Infatti, nella maggior parte dei casi una proposta non deteriore è anche conveniente per i creditori, perché è difficile che il soddisfacimento da essa previsto (inteso anche in senso sostanziale e non nominale) sia proprio coincidente con quello consentito dalla liquidazione e, se non è deteriore né coincidente, non può che essere migliore di quest’ultimo; in questi casi, quindi, i suddetti creditori pubblici, in base al principio di buon andamento della Pubblica amministrazione statuito dall’art. 97 della Costituzione, sono tenuti ad approvare la proposta di transazione, perché ne traggono un vantaggio altrimenti non conseguibile. Tuttavia, fermo restando che quando il trattamento offerto è deteriore rispetto a quello derivante dalla liquidazione dell’impresa la proposta deve essere rigettata, con riguardo al caso in cui tale coincidenza (intesa in senso sostanziale e non nominale) tra proposta e liquidazione dovesse sussistere, vi è da domandarsi che motivo avrebbero tali creditori di approvare una proposta il cui accoglimento, producendo effetti sostanzialmente analoghi a quelli discendenti dalla liquidazione, si rivelerebbe privo di vantaggi per l’Erario rispetto a quelli generati da quest’ultima soluzione.
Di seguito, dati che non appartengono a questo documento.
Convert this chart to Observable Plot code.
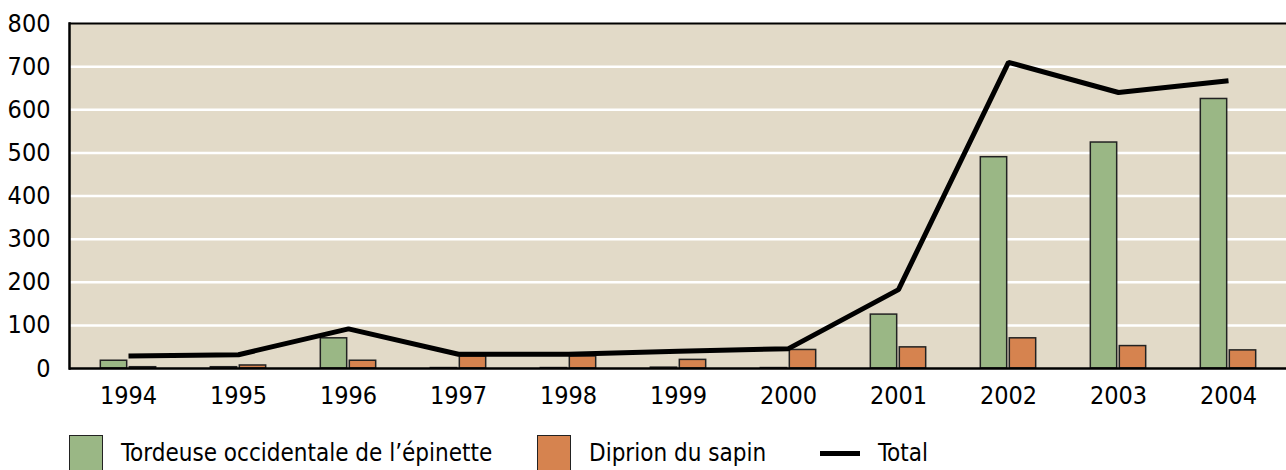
<!DOCTYPE html>
<html>
<head>
<meta charset="utf-8">
<script src="https://cdn.jsdelivr.net/npm/d3@7"></script>
<script src="https://cdn.jsdelivr.net/npm/@observablehq/plot@0.6"></script>
<style>
  html, body { margin: 0; padding: 0; background: #fff; width: 1286px; height: 470px; overflow: hidden; }
  #chart svg { display: block; }
  #legend { position: relative; height: 50px; font-family: 'DejaVu Sans Condensed', 'DejaVu Sans', sans-serif; font-stretch: condensed; font-size: 24px; color: #000; }
  .item { position: absolute; top: 15px; display: flex; align-items: flex-start; }
  .sw { width: 34px; height: 36px; box-sizing: border-box; border: 1.5px solid #222; }
  .ln { width: 40px; height: 5px; background: #000; margin-top: 16px; }
  .lbl { margin-left: 18px; line-height: 44px; margin-top: -4px; white-space: nowrap; }
</style>
</head>
<body>
<div id="chart"></div>
<div id="legend"></div>
<script>
// ---- data ----
const years = ["1994","1995","1996","1997","1998","1999","2000","2001","2002","2003","2004"];
const tordeuse = [18, 3, 70, 1, 1, 2, 1, 125, 490, 524, 625];
const diprion  = [3, 7, 18, 28, 28, 20, 43, 49, 70, 52, 42];
const total    = [29, 32, 92, 33, 33, 40, 46, 183, 710, 640, 667];
const yTicks   = [0, 100, 200, 300, 400, 500, 600, 700, 800];
const seriesNames = ["Tordeuse occidentale de l’épinette", "Diprion du sapin", "Total"];

const green = "#9ab785", orange = "#d6834f", bg = "#e2dac8", edge = "#222";

const rows = years.map((y, i) => ({year: y, tordeuse: tordeuse[i], diprion: diprion[i], total: total[i]}));

const W = 1286, mL = 69, mR = 0;
const half = (W - mL - mR) / years.length / 2;

const chart = Plot.plot({
  width: W,
  height: 420,
  marginLeft: mL,
  marginRight: mR,
  marginTop: 23,
  marginBottom: 52,
  style: {fontFamily: "'DejaVu Sans Condensed', 'DejaVu Sans', sans-serif", fontStretch: "condensed", fontSize: "25px", color: "#000", background: "transparent"},
  x: {domain: years, padding: 0, tickSize: 0, tickPadding: 18, label: null},
  y: {domain: [0, 800], ticks: yTicks, tickSize: 0, tickPadding: 19, label: null, tickFormat: d => String(d)},
  marks: [
    Plot.frame({fill: bg, stroke: null}),
    Plot.ruleY(yTicks.filter(v => v > 0 && v < 800), {stroke: "#fff", strokeWidth: 2.5}),
    Plot.barY(rows, {x: "year", y: "tordeuse", fill: green, stroke: edge, strokeWidth: 1.5, insetLeft: half - 28, insetRight: half + 1}),
    Plot.barY(rows, {x: "year", y: "diprion", fill: orange, stroke: edge, strokeWidth: 1.5, insetLeft: half + 1, insetRight: half - 28}),
    Plot.ruleY([0], {stroke: "#000", strokeWidth: 2.5}),
    Plot.ruleY([800], {stroke: "#000", strokeWidth: 2}),
    Plot.frame({anchor: "left", stroke: "#000", strokeWidth: 2.5}),
    Plot.lineY(rows, {x: "year", y: "total", stroke: "#000", strokeWidth: 5, strokeLinejoin: "miter", strokeLinecap: "butt"})
  ]
});
document.getElementById("chart").append(chart);

// ---- legend ----
const legend = document.getElementById("legend");
const items = [
  {name: seriesNames[0], type: "sw", color: green, left: 69},
  {name: seriesNames[1], type: "sw", color: orange, left: 537},
  {name: seriesNames[2], type: "ln", color: "#000", left: 820}
];
for (const it of items) {
  const d = document.createElement("div");
  d.className = "item";
  d.style.left = it.left + "px";
  const s = document.createElement("div");
  s.className = it.type;
  s.style.background = it.color;
  const t = document.createElement("span");
  t.className = "lbl";
  t.textContent = it.name;
  d.append(s, t);
  legend.append(d);
}
</script>
</body>
</html>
In questa circostanza è da ritenersi che la non deteriorità del soddisfacimento offerto, pur essendo sufficiente ai fini della omologazione forzosa da parte del tribunale, non basti per imporre l’approvazione della proposta all’Agenzia delle Entrate e agli enti previdenziali e assistenziali, i quali, nell’ambito del concordato in continuità saranno invece tenuti ad accogliere la domanda di transazione ove il suddetto soddisfacimento, oltre che non deteriore, sia anche conveniente; fermo restando che, nel caso in cui la proposta non venisse approvata, il tribunale dovrebbe omologarla semplicemente in quanto preveda un trattamento non deteriore, ancorché non conveniente, per l’Erario.
Come rilevato al paragrafo 11 della relazione n. 87 del 15 settembre 2022, predisposta dall’Ufficio del massimario e del ruolo della Corte di cassazione, ne discende che “nel piano liquidatorio non soltanto il trattamento della parte prelatizia non possa essere inferiore a quella realizzabile con il bene oggetto di garanzia nello scenario liquidatorio, ma che - almeno complessivamente - il trattamento riservato ai crediti tributari e contributivi debba essere “conveniente” ed oggetto di specifica ulteriore attestazione in tal senso”.